5. mevsim bu denizde mi değil mi bilmiyorum. Bu deniz bulanık, yosun tutmuş. Deli bir yağmur, bir fırtına gerekli süpürüp götürmek için tüm tortuları. Önce o şimşek yaralarını içine alıp, ışığını acıyla hissedip, rengini bulmaya ve ögürlüğüne kavuşmaya gönüllü olması lazım denizin. Deniz coşacak, kabaracak, durulacak. Sonra ardında belki de 5. mevsim, bilemiyorum. Ancak biliyorum ki; -kıyısına gelmeme tesadüf etme sebebi nereye çıkar bilmesem de- bu deniz,  her ne olduğunu yine bilmediğim bu 5. mevsimin, böyle bir olgunun var olabileceğini algılamama sebep güzellikte.

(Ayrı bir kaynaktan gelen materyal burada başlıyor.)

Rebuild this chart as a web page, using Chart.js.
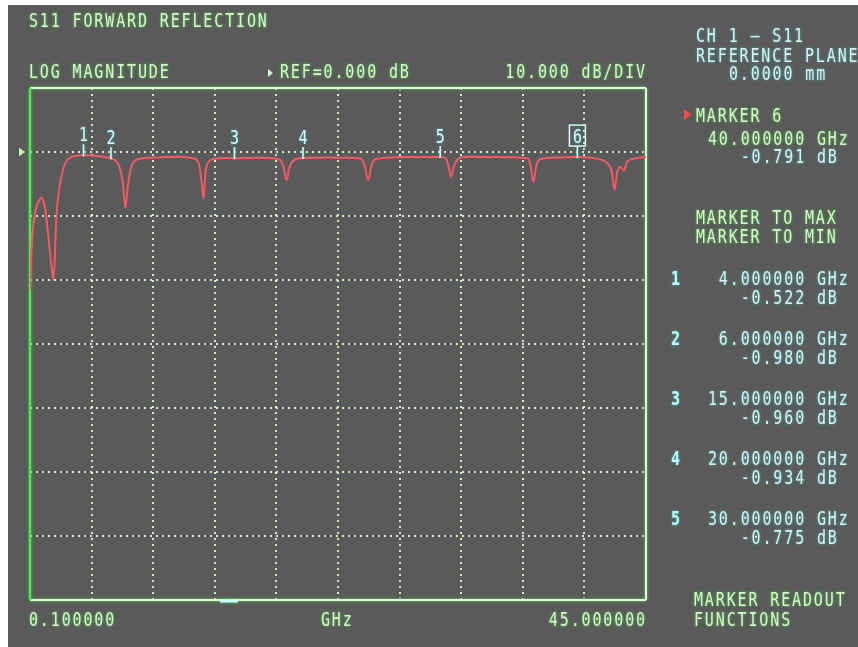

Bu huzurla doluyorum ve hazırım 5. mevsimin doğuşunu bekliyorum. Bu denizde ya da değil. Tek bildiğim, yeniden hayata umutla bakıyorum.

20 Eylül 2017 Çarşamba

Pasifteyim

Her şeyi bırakıyorum. Çaba göstermeyi, aramayı, oldurmaya çalışmayı. Her şeyi kendi doğal akışına bırakıyorum.  Taşınma, ilişki her ne ise. İçime dönüyorum. Kendimi dinliyorum. Her şey olacağına varacak. İsteyen gelir, konuşur, oldurur. Doğru zamansa istediğim evi de bulmam için hayat beni yönlendirir. Çok güzel giden şeylerin son anda güzellikten çıkıp olumsuza dönmesinin muhakkak bir sebebi var henüz bilmediğim. Evet, odaklanmıştım; tertemiz bir hayata başlamak, yeni heyecan, yeni ortam, yeni ruh hali belki bana çok iyi gelecek diyordum. Ancak elimden bir şey gelmediğinde, kendimi yıpratmak yerine dinginliği tercih ediyorum. Umarım bu süre çok uzun sürmez. Aslında bana iyi gelen bir kişi var, eminim o gelse çok daha güzel olacak. Ama bu düzensizlikte ben kendimi toplayamıyorsam ondan da yaşadığı bu düzensizliği içinde bunu beklemem adil olmaz diyerek sessiz kalıyorum. Umuyorum bu olgunluğum isteksizlik olarak algılanmıyordur. Umuyorum hissettiğim bu yoğun duygu ve enerji ona uzakta da olsa ulaşıyordur. O da hissediyordur aynı şefkati ve güveni. Hayat, bildiğin gibi gel şimdi. Ben devreden çıkıyorum, kenara çekiliyorum.